Jimmy Lai is accused of having used Apple Daily as a platform to stir up unrest and organise the 2019 pro-democracy demonstrations. As evidence of this “crime,” on 3 January the prosecution presented a message Lai sent to Benedict Rogers – the head of Hong Kong Watch, an NGO dedicated to upholding the rule of law in Hong Kong – to request his help in getting a comment from the territory’s former governor on the controversial 2019 extradition bill that caused widespread protests in the territory.
“These latest developments in the ludicrous case against Jimmy Lai are highly worrying and further demonstrate the spurious nature of these charges. Targeting human rights defenders in other parts of the world as ‘co-conspirators’ for doing their jobs exposing human rights abuses in Hong Kong is further evidence of the Chinese regime’s efforts to control information beyond its borders. It is imperative that the international community maintains vigilance over this case and condemns these egregious violations, which have global implications and impact us all.
Prosecutors also cited over 150 Apple Daily articles as examples of “seditious publications” and named several human rights defenders with whom Lai had been in touch in past years as “co-conspirators” in colluding with foreign forces. Those listed include Benedict Rogers; Luke de Pulford, executive director of the Inter-Parliamentary Alliance on China (IPAC), an international group of legislators critical of China's human rights record; Bill Browder, head of the Global Magnitsky Justice campaign; and Finn Lau, activist and executive director of exiled Hong Kong online media The Points.
Jimmy Lai, detained in a maximum security jail since December 2020, has already been sentenced to five years and nine months in prison on trumped-up fraud charges.
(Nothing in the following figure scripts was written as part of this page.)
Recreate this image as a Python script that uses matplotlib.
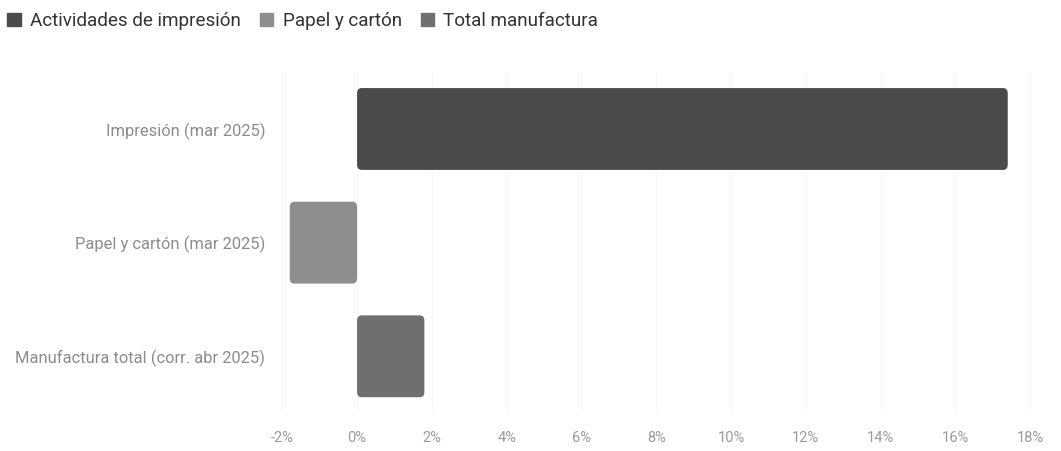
import matplotlib
matplotlib.use("Agg")
import matplotlib.pyplot as plt
import matplotlib.patches as mpatches
from matplotlib.patches import FancyBboxPatch

plt.rcParams["font.family"] = ["Roboto", "DejaVu Sans"]

# ── data ─────────────────────────────────────────────────────────────────────
categories = ["Impresión (mar 2025)", "Papel y cartón (mar 2025)",
              "Manufactura total (corr. abr 2025)"]
values = [17.4, -1.8, 1.8]
series = ["Actividades de impresión", "Papel y cartón", "Total manufactura"]
colors = ["#4b4b4b", "#8e8e8e", "#6f6f6f"]
xticks = [-2, 0, 2, 4, 6, 8, 10, 12, 14, 16, 18]

# ── figure ───────────────────────────────────────────────────────────────────
fig = plt.figure(figsize=(10.61, 4.51), dpi=100)
ax = fig.add_axes([0.259, 0.084, 0.719, 0.756])

ypos = list(range(len(categories)))
bars = ax.barh(ypos, values, height=0.72, color=colors)

# swap plain bars for slightly rounded ones
for b, c in zip(bars, colors):
    b.set_visible(False)
    x0 = min(b.get_x(), b.get_x() + b.get_width())
    w = abs(b.get_width())
    rb = FancyBboxPatch((x0, b.get_y()), w, b.get_height(),
                        boxstyle="round,pad=0,rounding_size=0.12",
                        mutation_aspect=0.4, facecolor=c, edgecolor="none")
    ax.add_patch(rb)

ax.set_xlim(-2.2, 18.2)
ax.set_ylim(2.5, -0.5)
ax.set_yticks(ypos)
ax.set_yticklabels(categories, fontsize=11.9, color="#8c8c8c")
ax.set_xticks(xticks)
ax.set_xticklabels([f"{t}%" for t in xticks], fontsize=10.5, color="#9a9a9a")
ax.tick_params(axis="both", length=0)
ax.tick_params(axis="x", pad=13)
ax.tick_params(axis="y", pad=7)
for s in ax.spines.values():
    s.set_visible(False)
ax.grid(axis="x", color="#f7f7f7", linewidth=0.8)
ax.set_axisbelow(True)

handles = [mpatches.Patch(color=c, label=s) for s, c in zip(series, colors)]
fig.legend(handles=handles, loc="upper left", bbox_to_anchor=(-0.009, 1.01),
           ncol=3, frameon=False, fontsize=13.6, handlelength=0.7,
           handleheight=0.7, handletextpad=0.5, columnspacing=1.0,
           labelcolor="#333333")

fig.savefig("out.png", dpi=100)
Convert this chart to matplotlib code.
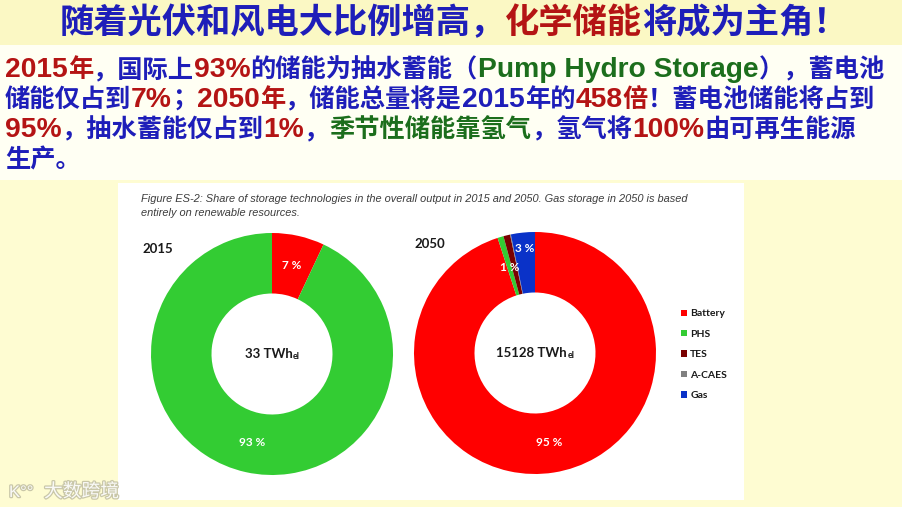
import re
import numpy as np
import matplotlib
matplotlib.use('Agg')
import matplotlib.pyplot as plt
from matplotlib.patches import Rectangle
import matplotlib.patheffects as pe

plt.rcParams['font.family'] = ['Liberation Sans', 'Noto Sans CJK SC', 'DejaVu Sans']

RED = '#b41414'
BLUE = '#1e1eb9'
GREEN = '#1c6e1c'

# ---- text data
title_runs = [('随着光伏和风电大比例增高，', BLUE), ('化学储能', RED), ('将成为主角！', BLUE)]
body_lines = [
    [('2015年', RED), ('，国际上', BLUE), ('93%', RED), ('的储能为抽水蓄能（', BLUE),
     ('Pump Hydro Storage', GREEN), ('），蓄电池', BLUE)],
    [('储能仅占到', BLUE), ('7%', RED), ('；', BLUE), ('2050年', RED),
     ('，储能总量将是2015年的', BLUE), ('458倍', RED), ('！蓄电池储能将占到', BLUE)],
    [('95%', RED), ('，抽水蓄能仅占到', BLUE), ('1%', RED), ('，', BLUE),
     ('季节性储能靠氢气', GREEN), ('，氢气将', BLUE), ('100%', RED), ('由可再生能源', BLUE)],
    [('生产。', BLUE)],
]
caption = ['Figure ES-2: Share of storage technologies in the overall output in 2015 and 2050. Gas storage in 2050 is based',
           'entirely on renewable resources.']

# ---- chart data
years = ['2015', '2050']
totals = ['33', '15128']
techs = ['Battery', 'PHS', 'TES', 'A-CAES', 'Gas']
tech_colors = ['#ff0000', '#33cc33', '#7a0000', '#808080', '#0a32c8']
share_2015 = [7, 93, 0, 0, 0]
share_2050 = [95.0, 0.8, 0.9, 0.1, 3.2]
labels_2015 = ['7 %', '93 %', '', '', '']
labels_2050 = ['95 %', '1 %', '', '', '3 %']

W, H = 903, 507
fig = plt.figure(figsize=(W / 100, H / 100), dpi=100, facecolor='#fefcd2')
bg = fig.add_axes([0, 0, 1, 1])
bg.set_xlim(0, W)
bg.set_ylim(H, 0)
bg.axis('off')
renderer = fig.canvas.get_renderer()

bg.add_patch(Rectangle((0, 0), W, 45, color='#fbf8c4', lw=0))
bg.add_patch(Rectangle((0, 45), W, 135, color='#fffff3', lw=0))
bg.add_patch(Rectangle((118, 183), 626, 317, color='white', lw=0))

LATIN = dict(family=['Liberation Sans'], fontsize=20.3, fontweight='bold')
CJK = dict(family=['Noto Sans CJK SC'], fontsize=18.2, fontweight='bold')


def advance(s, **kw):
    t = bg.text(0, 0, '|' + s + '|', **kw)
    w = t.get_window_extent(renderer).width
    t.remove()
    t = bg.text(0, 0, '||', **kw)
    w2 = t.get_window_extent(renderer).width
    t.remove()
    return w - w2


def draw_runs(x, y, runs, ha='left'):
    # runs: (text, colour, font kwargs)
    ws = [advance(s, **kw) for s, _, kw in runs]
    if ha == 'center':
        x -= sum(ws) / 2
    for (s, c, kw), w in zip(runs, ws):
        bg.text(x, y, s, color=c, ha='left', va='baseline', **kw)
        x += w


def split_script(runs):
    out = []
    for s, c in runs:
        for chunk in re.findall(r'[\x00-\x7f]+|[^\x00-\x7f]+', s):
            out.append((chunk, c, LATIN if chunk.isascii() else CJK))
    return out


title_kw = dict(family=['Noto Sans CJK SC'], fontsize=24.7, fontweight='bold')
draw_runs(454, 33, [(s, c, title_kw) for s, c in title_runs], ha='center')
for i, line in enumerate(body_lines):
    draw_runs(5, 77 + 30 * i, split_script(line))

for i, s in enumerate(caption):
    bg.text(141, 202 + 14.5 * i, s, fontsize=7.9, style='italic', color='#3c3c3c', va='baseline')

# watermark
bg.text(9, 497, 'K°°', fontsize=12, color='white', va='baseline', alpha=0.9,
        path_effects=[pe.withStroke(linewidth=1.8, foreground='#c4c2a4')])
bg.text(44, 497, '大数跨境', fontsize=13.5, color='white', va='baseline', alpha=0.9,
        family=['Noto Sans CJK SC'],
        path_effects=[pe.withStroke(linewidth=1.8, foreground='#c4c2a4')])

# ---- donuts
centers = [(272, 354), (535, 353)]
R = 121
lab_font = dict(family=['Lato', 'DejaVu Sans'], fontweight='bold')
label_r = [[0.75, 0.75, 0, 0, 0], [0.75, 0.74, 0, 0, 0.87]]
year_pos = [(142, 253), (414, 248)]

for k, (vals, labs) in enumerate([(share_2015, labels_2015), (share_2050, labels_2050)]):
    cx, cy = centers[k]
    ax = fig.add_axes([(cx - R) / W, (H - cy - R) / H, 2 * R / W, 2 * R / H])
    wedges, _ = ax.pie(vals, colors=tech_colors, startangle=90, counterclock=False,
                       radius=1, wedgeprops=dict(width=0.5, linewidth=0))
    ax.set_xlim(-1, 1)
    ax.set_ylim(-1, 1)
    ax.set_aspect('auto')
    ax.axis('off')
    for wdg, lab, r in zip(wedges, labs, label_r[k]):
        if not lab:
            continue
        a = np.deg2rad((wdg.theta1 + wdg.theta2) / 2)
        ax.text(r * np.cos(a), r * np.sin(a), lab, ha='center', va='center',
                color='white', fontsize=8.5, **lab_font)
    # year label
    bg.text(year_pos[k][0], year_pos[k][1], years[k], fontsize=9.5, color='#1a1a1a',
            va='baseline', **lab_font)
    # total in centre
    w1 = advance(totals[k] + ' TWh', fontsize=9.5, **lab_font)
    w2 = advance('el', fontsize=6.5, **lab_font)
    x0 = cx - (w1 + w2) / 2
    bg.text(x0, cy + 4, totals[k] + ' TWh', fontsize=9.5, color='#1a1a1a', va='baseline', **lab_font)
    bg.text(x0 + w1 + 0.5, cy + 5, 'el', fontsize=6.5, color='#1a1a1a', va='baseline', **lab_font)
    if k == 1:
        leg_handles = wedges

leg = fig.legend(leg_handles, techs, loc='upper left', bbox_to_anchor=(672 / W, 1 - 300 / H),
                 frameon=False, handlelength=0.55, handleheight=0.55, handletextpad=0.3,
                 labelspacing=1.1, prop=dict(family=['Lato', 'DejaVu Sans'], weight='bold', size=7.5))
for t in leg.get_texts():
    t.set_color('#1a1a1a')

fig.savefig('out.png', dpi=100, facecolor=fig.get_facecolor())
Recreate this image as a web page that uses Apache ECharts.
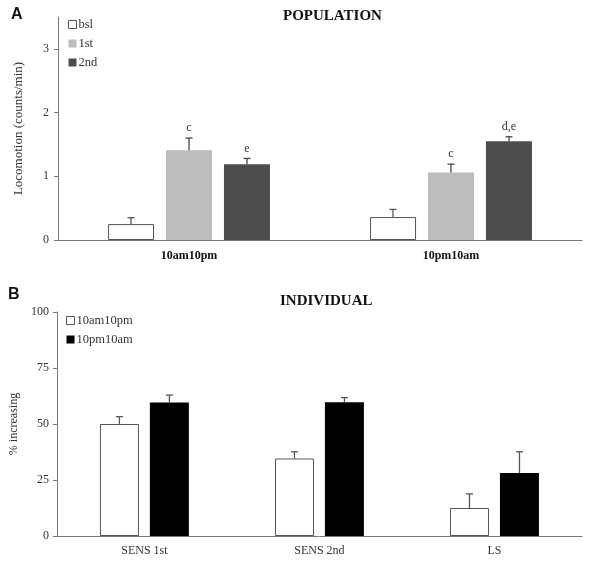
<!DOCTYPE html>
<html>
<head>
<meta charset="utf-8">
<script src="https://cdn.jsdelivr.net/npm/echarts@6/dist/echarts.min.js"></script>
<style>html,body{margin:0;padding:0;background:#fff;}#c{width:590px;height:563px;}</style>
</head>
<body>
<div id="c"></div>
<script>
// Panel A data
const catsA = ['10am10pm', '10pm10am'];
const bsl = [0.25, 0.36];
const bslErr = [0.10, 0.12];
const first = [1.41, 1.06];
const firstErr = [0.19, 0.13];
const second = [1.19, 1.55];
const secondErr = [0.09, 0.07];
const sigBsl = ['', ''];
const sigFirst = ['c', 'c'];
const sigSecond = ['e', 'd,e'];
const ticksA = [0, 1, 2, 3];

// Panel B data
const catsB = ['SENS 1st', 'SENS 2nd', 'LS'];
const amPm = [50, 34.6, 12.5];
const amPmErr = [3.3, 3.0, 6.3];
const pmAm = [59.6, 59.7, 28.1];
const pmAmErr = [3.3, 2.1, 9.5];
const ticksB = [0, 25, 50, 75, 100];

const SERIF = '"Liberation Serif", "DejaVu Serif", serif';
const TXT = '#333';
const AXC = '#777';

function toData(vals, errs) { return vals.map((v, i) => [i, v, errs[i]]); }

function errSeries(name, vals, errs, sigs, offset, xi, color) {
  return {
    type: 'custom', name: name + '_err', xAxisIndex: xi, yAxisIndex: xi, z: 5,
    data: toData(vals, errs),
    encode: { x: 0, y: [1, 2] },
    renderItem: function (params, api) {
      const x = api.value(0), v = api.value(1), e = api.value(2);
      const b = api.coord([x, v]);
      const t = api.coord([x, v + e]);
      const cx = b[0] + offset;
      const children = [
        { type: 'line', shape: { x1: cx, y1: b[1], x2: cx, y2: t[1] }, style: { stroke: color, lineWidth: 1.3 } },
        { type: 'line', shape: { x1: cx - 3.5, y1: t[1], x2: cx + 3.5, y2: t[1] }, style: { stroke: color, lineWidth: 1.3 } }
      ];
      const s = sigs[params.dataIndex];
      if (s) {
        children.push({ type: 'text', style: { text: s, x: cx, y: t[1] - 4, align: 'center', verticalAlign: 'bottom', font: '12px ' + SERIF, fill: TXT } });
      }
      return { type: 'group', children: children };
    }
  };
}

const chart = echarts.init(document.getElementById('c'), null, { renderer: 'canvas' });
chart.setOption({
  animation: false,
  backgroundColor: '#fff',
  title: [
    { text: 'A', left: 6, top: 2, textStyle: { fontFamily: '"Liberation Sans", Arial, sans-serif', fontWeight: 'bold', fontSize: 16, color: '#111' } },
    { text: 'POPULATION', left: 278, top: 4, textStyle: { fontFamily: SERIF, fontWeight: 'bold', fontSize: 15, color: '#111' } },
    { text: 'B', left: 3, top: 282, textStyle: { fontFamily: '"Liberation Sans", Arial, sans-serif', fontWeight: 'bold', fontSize: 16, color: '#111' } },
    { text: 'INDIVIDUAL', left: 275, top: 289, textStyle: { fontFamily: SERIF, fontWeight: 'bold', fontSize: 15, color: '#111' } }
  ],
  legend: [
    { data: ['bsl', '1st', '2nd'], orient: 'vertical', left: 63, top: 13, itemWidth: 8, itemHeight: 8, itemGap: 6, icon: 'rect',
      itemStyle: { borderWidth: 1 },
      textStyle: { fontFamily: SERIF, fontSize: 12.5, color: TXT, padding: [0, 0, 0, -3] } },
    { data: ['10am10pm', '10pm10am'], orient: 'vertical', left: 61, top: 309, itemWidth: 8, itemHeight: 8, itemGap: 6, icon: 'rect',
      itemStyle: { borderWidth: 1 },
      textStyle: { fontFamily: SERIF, fontSize: 12.5, color: TXT, padding: [0, 0, 0, -3] } }
  ],
  grid: [
    { left: 58, right: 8, top: 17, bottom: 323 },
    { left: 54, right: 8, top: 312, bottom: 27 }
  ],
  xAxis: [
    { type: 'category', gridIndex: 0, data: catsA,
      axisLine: { lineStyle: { color: AXC, width: 1 } }, axisTick: { show: false },
      axisLabel: { margin: 10, fontFamily: SERIF, fontWeight: 'bold', fontSize: 12, color: '#111' } },
    { type: 'category', gridIndex: 1, data: catsB,
      axisLine: { lineStyle: { color: AXC, width: 1 } }, axisTick: { show: false },
      axisLabel: { margin: 9, fontFamily: SERIF, fontSize: 12, color: TXT } }
  ],
  yAxis: [
    { type: 'value', gridIndex: 0, min: 0, max: 3.5, interval: 1,
      name: 'Locomotion (counts/min)', nameLocation: 'middle', nameGap: 33,
      nameTextStyle: { fontFamily: SERIF, fontSize: 13, color: TXT },
      axisLine: { show: true, lineStyle: { color: AXC } },
      axisTick: { show: true, length: 4, inside: false, customValues: ticksA, lineStyle: { color: AXC } },
      axisLabel: { margin: 9, customValues: ticksA, fontFamily: SERIF, fontSize: 12, color: TXT },
      splitLine: { show: false } },
    { type: 'value', gridIndex: 1, min: 0, max: 100, interval: 25,
      name: '% increasing', nameLocation: 'middle', nameGap: 34,
      nameTextStyle: { fontFamily: SERIF, fontSize: 12, color: TXT },
      axisLine: { show: true, lineStyle: { color: AXC } },
      axisTick: { show: true, length: 4, inside: false, customValues: ticksB, lineStyle: { color: AXC } },
      axisLabel: { margin: 8, customValues: ticksB, fontFamily: SERIF, fontSize: 12, color: TXT },
      splitLine: { show: false } }
  ],
  series: [
    { type: 'bar', name: 'bsl', xAxisIndex: 0, yAxisIndex: 0, data: bsl, barWidth: 46, barGap: '26%',
      itemStyle: { color: '#fff', borderColor: '#555', borderWidth: 1 } },
    { type: 'bar', name: '1st', xAxisIndex: 0, yAxisIndex: 0, data: first, barWidth: 46, barGap: '26%',
      itemStyle: { color: '#bdbdbd' } },
    { type: 'bar', name: '2nd', xAxisIndex: 0, yAxisIndex: 0, data: second, barWidth: 46, barGap: '26%',
      itemStyle: { color: '#4d4d4d' } },
    { type: 'bar', name: '10am10pm', xAxisIndex: 1, yAxisIndex: 1, data: amPm, barWidth: 39, barGap: '28%',
      itemStyle: { color: '#fff', borderColor: '#555', borderWidth: 1 } },
    { type: 'bar', name: '10pm10am', xAxisIndex: 1, yAxisIndex: 1, data: pmAm, barWidth: 39, barGap: '28%',
      itemStyle: { color: '#000' } },
    errSeries('bsl', bsl, bslErr, sigBsl, -58, 0, '#555'),
    errSeries('1st', first, firstErr, sigFirst, 0, 0, '#444'),
    errSeries('2nd', second, secondErr, sigSecond, 58, 0, '#444'),
    errSeries('10am10pm', amPm, amPmErr, ['', '', ''], -25, 1, '#555'),
    errSeries('10pm10am', pmAm, pmAmErr, ['', '', ''], 25, 1, '#555')
  ]
});
</script>
</body>
</html>
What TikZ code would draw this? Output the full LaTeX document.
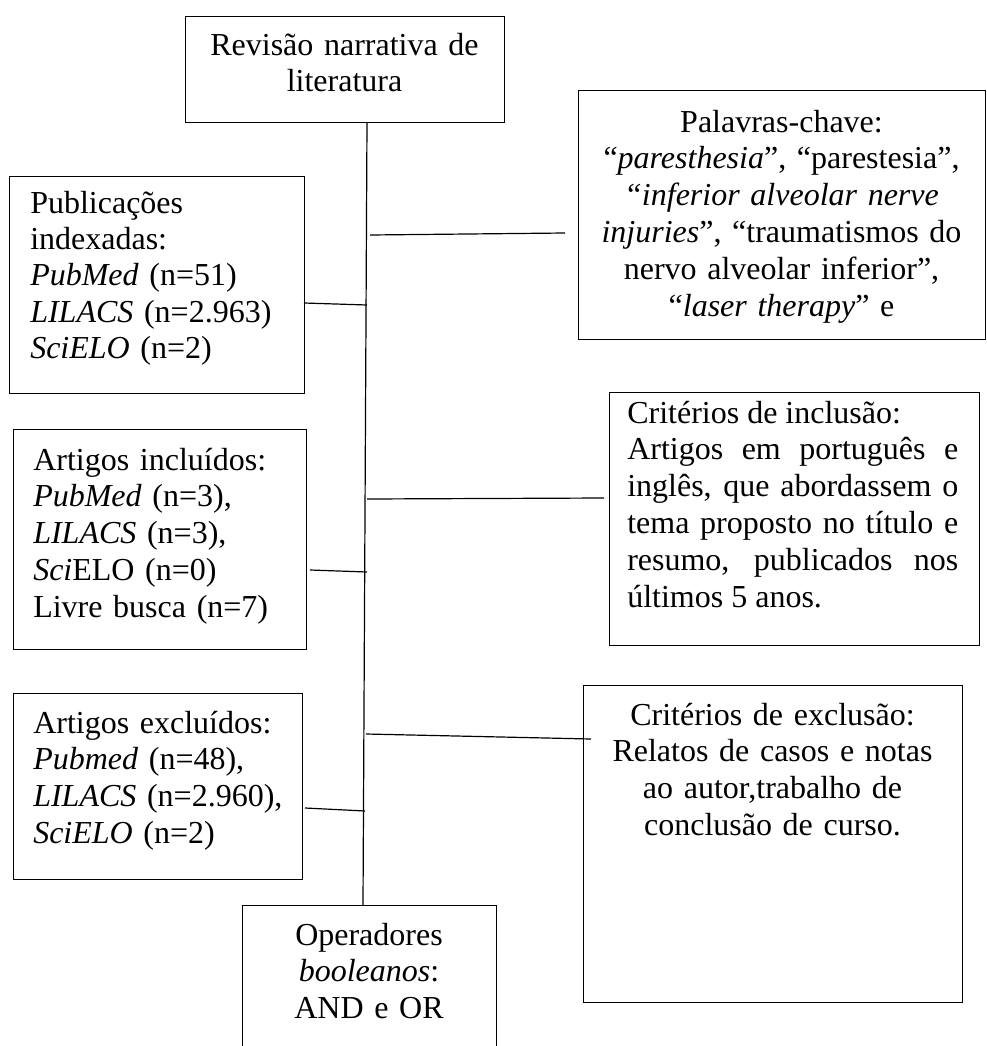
\documentclass[tikz,border=0pt]{standalone}
\usepackage{fontspec}
\setmainfont{Liberation Serif}
\begin{document}
\begin{tikzpicture}[x=0.75pt,y=-0.75pt,
  box/.style={draw, line width=0.9pt, inner sep=0pt, anchor=north west},
  conn/.style={line width=0.9pt},
  txt/.style={inner sep=0pt, font=\fontsize{24}{27.6}\selectfont},
  ltxt/.style={txt, text width=215pt, align=left, anchor=base west},
  ctxt/.style={txt, text width=300pt, align=center, anchor=base}]
\useasboundingbox (0,0) rectangle (987,1046);
% boxes
\node[box, minimum width=239.25pt, minimum height=79.5pt] (top) at (185,16) {};
\node[box, minimum width=305.25pt, minimum height=186.75pt] (kw) at (578,90) {};
\node[box, minimum width=221.25pt, minimum height=162.75pt] (pub) at (9,176) {};
\node[box, minimum width=219.75pt, minimum height=165pt] (inc) at (13,429) {};
\node[box, minimum width=277.5pt, minimum height=189.75pt] (critin) at (609,392) {};
\node[box, minimum width=216.75pt, minimum height=139.5pt] (exc) at (13,693) {};
\node[box, minimum width=284.25pt, minimum height=237.75pt] (critex) at (583,685) {};
\node[box, minimum width=190.5pt, minimum height=123.75pt] (ops) at (242,905) {};
% texts
\node[ctxt, text width=235pt] (toptxt) at (344.5,55) {Revisão narrativa de\\literatura};
\node[ctxt] (kwtxt) at (781.5,132) {Palavras-chave:\\“\textit{paresthesia}”, “parestesia”,\\\textit{“inferior alveolar nerve}\\\textit{injuries}”, “traumatismos do\\nervo alveolar inferior”,\\“\textit{laser therapy}” e};
\node[ltxt, font=\fontsize{24}{27.3}\selectfont] (pubtxt) at (30,213) {Publicações\\indexadas:\\\textit{PubMed} (n=51)\\\textit{LILACS} (n=2.963)\\\textit{SciELO} (n=2)};
\node[ltxt] (inctxt) at (33,470) {Artigos incluídos:\\\textit{PubMed} (n=3),\\\textit{LILACS} (n=3),\\\textit{Sci}ELO (n=0)\\Livre busca (n=7)};
\node[txt, text width=248.25pt, align=justify, anchor=base west] (critintxt) at (627,423) {Critérios de inclusão:\\Artigos em português e\linebreak inglês, que abordassem o\linebreak tema proposto no título e\linebreak resumo, publicados nos\linebreak últimos 5 anos.};
\node[ltxt] (exctxt) at (33,733) {Artigos excluídos:\\\textit{Pubmed} (n=48),\\\textit{LILACS} (n=2.960),\\\textit{SciELO} (n=2)};
\node[ctxt, text width=270pt] (critextxt) at (772.5,725) {Critérios de exclusão:\\Relatos de casos e notas\\ao autor,trabalho de\\conclusão de curso.};
\node[ctxt, text width=180pt] (opstxt) at (369,945) {Operadores\\\textit{booleanos}:\\AND e OR};
% connectors
\coordinate (vtop) at (367,122);
\coordinate (vbot) at (363,905);
\draw[conn] (vtop) -- (vbot);
\coordinate (kwa) at (370,235); \coordinate (kwb) at (565,233);
\draw[conn] (kwa) -- (kwb);
\coordinate (puba) at (304,303); \coordinate (pubb) at (367,305);
\draw[conn] (puba) -- (pubb);
\coordinate (cia) at (367,499); \coordinate (cib) at (604,498);
\draw[conn] (cia) -- (cib);
\coordinate (inca) at (310,570); \coordinate (incb) at (367,572);
\draw[conn] (inca) -- (incb);
\coordinate (cea) at (366,734); \coordinate (ceb) at (591,739);
\draw[conn] (cea) -- (ceb);
\coordinate (exca) at (305,808); \coordinate (excb) at (365,811);
\draw[conn] (exca) -- (excb);
\end{tikzpicture}
\end{document}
He previously received a 20-month sentence for attending four “unauthorised'” pro-democracy protests in 2019 and 2020. For the past 25 years, Lai has fought to uphold the values of media pluralism and press freedom in Hong Kong. His commitment to such principles was recently recognised by the French city of Lyon, which granted him honorary citizenship.
In December 2023, a delegation from Reporters Without Borders (RSF) travelled to Hong Kong to monitor the opening of the historic national security trial against Jimmy Lai, queuing from 5 am to secure places in the courtroom. Foreign diplomats as well as members of Lai's family were among the hundred or so people present that day in court.
The national security law has been routinely used as a pretext by the Chinese regime to prosecute journalists and press freedom defenders in Hong Kong, including Lai and six staff of Apple Daily, while the newspaper itself was shut down – a move seen as the final nail in the coffin of press freedom in Hong Kong.
The territory ranks 140th out of 180 in RSF’s 2023 World Press Freedom Index, having plummeted down from 18th place in the span of two decades. China itself ranks 179th and is the world's largest jailer of journalists and press freedom defenders with at least 121 detained, including 12 in Hong Kong.